I used Nsight Systems to visualize a tensorrt batch inference (ExecutionContext::execute).
I saw the kernel launchers and the kernel executions for one batch inference.
Now I would like to launch all these kernels in a single operation by using a CUDA Graph.
I read about cudaStreamCapture mode and this tutorial :
I ended up with the following code :
cudaGraph_t graph;
cudaGraphExec_t instance;
buffers.copyInputToDevice();
cudaStreamBeginCapture(0, cudaStreamCaptureModeGlobal);
context->executeV2(buffers.getDeviceBindings().data());
cudaStreamEndCapture(0, &graph);
cudaGraphInstantiate(&instance, graph, NULL, NULL, 0);
cudaGraphLaunch(instance, 0);
buffers.copyOutputToHost();
NB : I made the CudaStreamCapture on the Default Stream because that is where batch inference is done.
The problem:
cudaGraphLaunch is visible in CUDA API row on Nsight but it is not followed by any kernel execution …
Is there a obvious reason why it does not work ?
I read this :
Calling [enqueueV2()] with a stream in CUDA graph capture mode has a known issue.
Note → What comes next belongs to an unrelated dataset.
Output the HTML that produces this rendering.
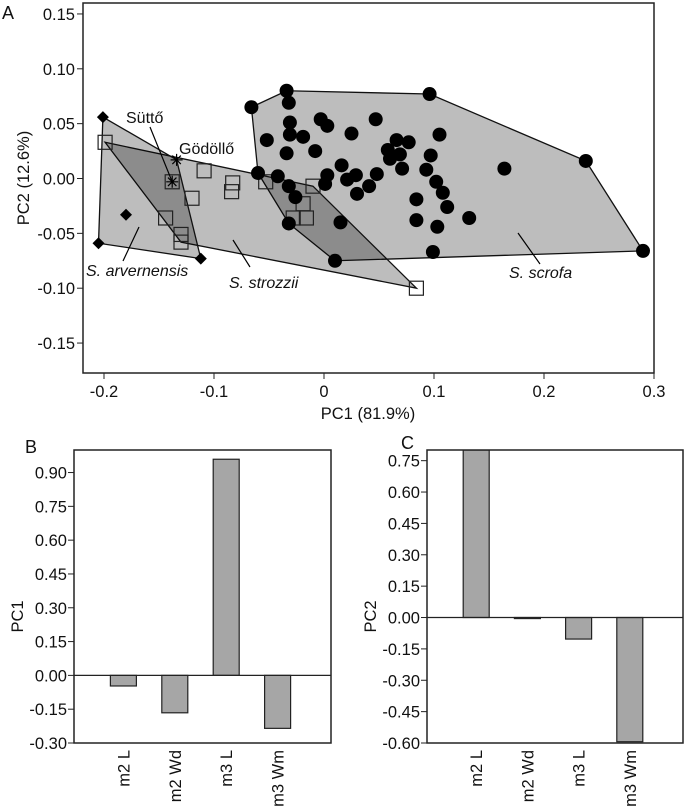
<!DOCTYPE html>
<html><head><meta charset="utf-8"><style>
body{margin:0;background:#fff;}
svg{display:block;font-family:"Liberation Sans",sans-serif;}
text{fill:#111;}
</style></head><body>
<svg id="fig" width="685" height="806" viewBox="0 0 685 806">
<text x="2" y="19" font-size="18">A</text>
<g id="pA"></g>
<g id="pB"></g>
<g id="pC"></g>
</svg>
<script>
// ---- Panel A data ----
const scrofaX=[-0.066,-0.034,-0.032,0.096,0.238,0.290,-0.031,-0.003,0.003,0.047,0.025,-0.031,-0.019,-0.052,-0.034,-0.008,0.105,0.066,0.077,0.058,0.069,0.060,0.071,0.097,0.093,0.016,0.048,0.029,0.021,0.003,0.001,0.041,0.030,0.102,0.108,0.112,0.084,0.084,0.103,0.132,0.164,0.099,0.015,0.010,-0.032,-0.026,-0.032,-0.042,-0.060];
const scrofaY=[0.065,0.080,0.069,0.077,0.016,-0.066,0.051,0.054,0.048,0.054,0.041,0.040,0.038,0.035,0.023,0.025,0.040,0.035,0.033,0.026,0.022,0.018,0.009,0.021,0.008,0.012,0.004,0.003,-0.001,0.003,-0.005,-0.007,-0.014,-0.003,-0.013,-0.026,-0.019,-0.038,-0.044,-0.036,0.009,-0.067,-0.040,-0.075,-0.041,-0.017,-0.007,0.002,0.005];
const scrofaHull=[0,1,3,4,5,43,44,48];
const strozziiX=[-0.199,-0.138,-0.109,-0.120,-0.144,-0.130,-0.130,-0.083,-0.084,-0.053,-0.010,-0.019,-0.016,-0.028,0.084];
const strozziiY=[0.033,-0.003,0.007,-0.018,-0.036,-0.051,-0.058,-0.004,-0.012,-0.003,-0.007,-0.023,-0.036,-0.036,-0.100];
const strozziiHull=[0,10,14,6];
const arvX=[-0.201,-0.205,-0.112,-0.180];
const arvY=[0.056,-0.059,-0.073,-0.033];
const starX=[-0.134,-0.138];
const starY=[0.017,-0.003];
const starNames=["Gödöllő","Süttő"];
const xTicksA=[-0.2,-0.1,0,0.1,0.2,0.3];
const xTickLabelsA=["-0.2","-0.1","0","0.1","0.2","0.3"];
const yTicksA=[0.15,0.10,0.05,0.00,-0.05,-0.10,-0.15];
// ---- Panel B/C data ----
const categories=["m2 L","m2 Wd","m3 L","m3 Wm"];
const pc1Values=[-0.047,-0.166,0.959,-0.235];
const pc2Values=[0.80,-0.005,-0.103,-0.594];
const yTicksB=[0.90,0.75,0.60,0.45,0.30,0.15,0.00,-0.15,-0.30];
const yTicksC=[0.75,0.60,0.45,0.30,0.15,0.00,-0.15,-0.30,-0.45,-0.60];

const FS=16.5;
const NS="http://www.w3.org/2000/svg";
function mk(parent,tag,attrs,name){const e=document.createElementNS(NS,tag);for(const k in attrs)e.setAttribute(k,attrs[k]);


parent.appendChild(e);return e;}
function txt(parent,x,y,s,size,name,anchor,extra){const t=mk(parent,'text',Object.assign({x:x,y:y,'font-size':size,'text-anchor':anchor||'start'},extra||{}),name);t.textContent=s;return t;}

// Panel A
const A=document.getElementById('pA');
const ax=v=>104+(v+0.2)*1100, ay=v=>178.5-v*1097;
const pts=(X,Y,idx)=>idx.map(i=>ax(X[i])+','+ay(Y[i])).join(' ');
mk(A,'rect',{x:83,y:3,width:571,height:370,fill:'#fff',stroke:'#222','stroke-width':1.5},'plot-frame');
const arvHullPts=[[arvX[0],arvY[0]],[starX[0],starY[0]],[arvX[2],arvY[2]],[arvX[1],arvY[1]]].map(p=>ax(p[0])+','+ay(p[1])).join(' ');
mk(A,'polygon',{points:pts(scrofaX,scrofaY,scrofaHull),fill:'#000','fill-opacity':0.26,stroke:'#111','stroke-width':1.3},'scrofa-hull');
mk(A,'polygon',{points:pts(strozziiX,strozziiY,strozziiHull),fill:'#000','fill-opacity':0.26,stroke:'#111','stroke-width':1.3},'strozzii-hull');
mk(A,'polygon',{points:arvHullPts,fill:'#000','fill-opacity':0.26,stroke:'#111','stroke-width':1.3},'arvernensis-hull');
for(let i=0;i<strozziiX.length;i++){
  mk(A,'rect',{x:ax(strozziiX[i])-7,y:ay(strozziiY[i])-7,width:14,height:14,fill:'none',stroke:'#222','stroke-width':1.2},'strozzii-point');
}
for(let i=0;i<scrofaX.length;i++){
  mk(A,'circle',{cx:ax(scrofaX[i]),cy:ay(scrofaY[i]),r:7,fill:'#000'},'scrofa-point');
}
for(let i=0;i<arvX.length;i++){
  const x=ax(arvX[i]),y=ay(arvY[i]);
  mk(A,'polygon',{points:`${x},${y-6} ${x+6},${y} ${x},${y+6} ${x-6},${y}`,fill:'#000'},'arvernensis-point');
}
for(let i=0;i<starX.length;i++){
  const x=ax(starX[i]),y=ay(starY[i]);let d='';
  for(let k=0;k<4;k++){const a=k*Math.PI/4;d+=`M${x-6*Math.cos(a)},${y-6*Math.sin(a)}L${x+6*Math.cos(a)},${y+6*Math.sin(a)}`;}
  mk(A,'path',{d:d,stroke:'#000','stroke-width':1.2},'star-point-'+i);
}
// labels
txt(A,126,123,starNames[1],16,'sutto-label');
mk(A,'line',{x1:150,y1:127,x2:ax(starX[1]),y2:ay(starY[1]),stroke:'#000','stroke-width':1.2},'sutto-leader');
txt(A,179,154,starNames[0],16,'godollo-label');
const it={'font-style':'italic'};
txt(A,86,276,'S. arvernensis',16,'arvernensis-label','start',it);
mk(A,'line',{x1:139,y1:227,x2:123,y2:261,stroke:'#000','stroke-width':1.2},'arvernensis-leader');
txt(A,229,288,'S. strozzii',16,'strozzii-label','start',it);
mk(A,'line',{x1:233,y1:240,x2:250,y2:267,stroke:'#000','stroke-width':1.2},'strozzii-leader');
txt(A,509,278,'S. scrofa',16,'scrofa-label','start',it);
mk(A,'line',{x1:518,y1:233,x2:540,y2:264,stroke:'#000','stroke-width':1.2},'scrofa-leader');
// axes
xTicksA.forEach((v,i)=>{mk(A,'line',{x1:ax(v),x2:ax(v),y1:373,y2:379,stroke:'#222'},'x-tick');txt(A,ax(v),397,xTickLabelsA[i],FS,'x-tick-label','middle');});
yTicksA.forEach(v=>{mk(A,'line',{x1:77,x2:83,y1:ay(v),y2:ay(v),stroke:'#222'},'y-tick');txt(A,75,ay(v)+6,v.toFixed(2),FS,'y-tick-label','end');});
txt(A,368,419,'PC1 (81.9%)',FS,'x-axis-title','middle');
txt(A,0,0,'PC2 (12.6%)',FS,'y-axis-title','middle',{transform:'translate(29,178) rotate(-90)'});

// Bar charts
function bars(g,vals,ticks,L,R,T,B,yMin,yMax,title,letter,lx,ly){
  const yy=v=>B-(v-yMin)/(yMax-yMin)*(B-T);
  const step=(R-L)/5;
  const clip='clip'+letter;
  const cp=mk(g,'clipPath',{id:clip},'clip');mk(cp,'rect',{x:L,y:T,width:R-L,height:B-T},'clip-rect');
  mk(g,'rect',{x:L,y:T,width:R-L,height:B-T,fill:'#fff',stroke:'#222','stroke-width':1.5},'plot-frame');
  const bg=mk(g,'g',{'clip-path':`url(#${clip})`},'bars');
  vals.forEach((v,i)=>{const cx=L+step*(i+1)-2;const y0=yy(0),y1=yy(v);
    mk(bg,'rect',{x:cx-13,y:Math.min(y0,y1),width:26,height:Math.max(Math.abs(y1-y0),1),fill:'#a6a6a6',stroke:'#222','stroke-width':1.2},'bar-'+categories[i].replace(' ','-').toLowerCase());
    txt(g,0,0,categories[i],FS,'category-label','end',{transform:`translate(${cx+6},${B+7}) rotate(-90)`});
  });
  mk(g,'line',{x1:L,x2:R,y1:yy(0),y2:yy(0),stroke:'#222','stroke-width':1.3},'zero-line');
  ticks.forEach(v=>{mk(g,'line',{x1:L-6,x2:L,y1:yy(v),y2:yy(v),stroke:'#222'},'y-tick');txt(g,L-7,yy(v)+6,v.toFixed(2),FS,'y-tick-label','end');});
  txt(g,0,0,title,FS,'y-axis-title','middle',{transform:`translate(${L-51},${(T+B)/2+20}) rotate(-90)`});
  txt(g,lx,ly,letter,18,'panel-label');
}
bars(document.getElementById('pB'),pc1Values,yTicksB,74,331,450,743,-0.30,1.0,'PC1','B',25,453);
bars(document.getElementById('pC'),pc2Values,yTicksC,427,683,450,743,-0.60,0.801,'PC2','C',401,449);
</script>
</body></html>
If dynamic shapes are used, the first [enqueueV2()] call after a [setInputShapeBinding()] call will cause failure in stream capture due to resource allocation. Please call [enqueueV2()] once before capturing the graph.
But my model does not use dynamic shapes and I used synchronous execute function…
Environment :
TensorRT Version: 7.2
CUDA Version: 11.2
CUDNN Version: 11.2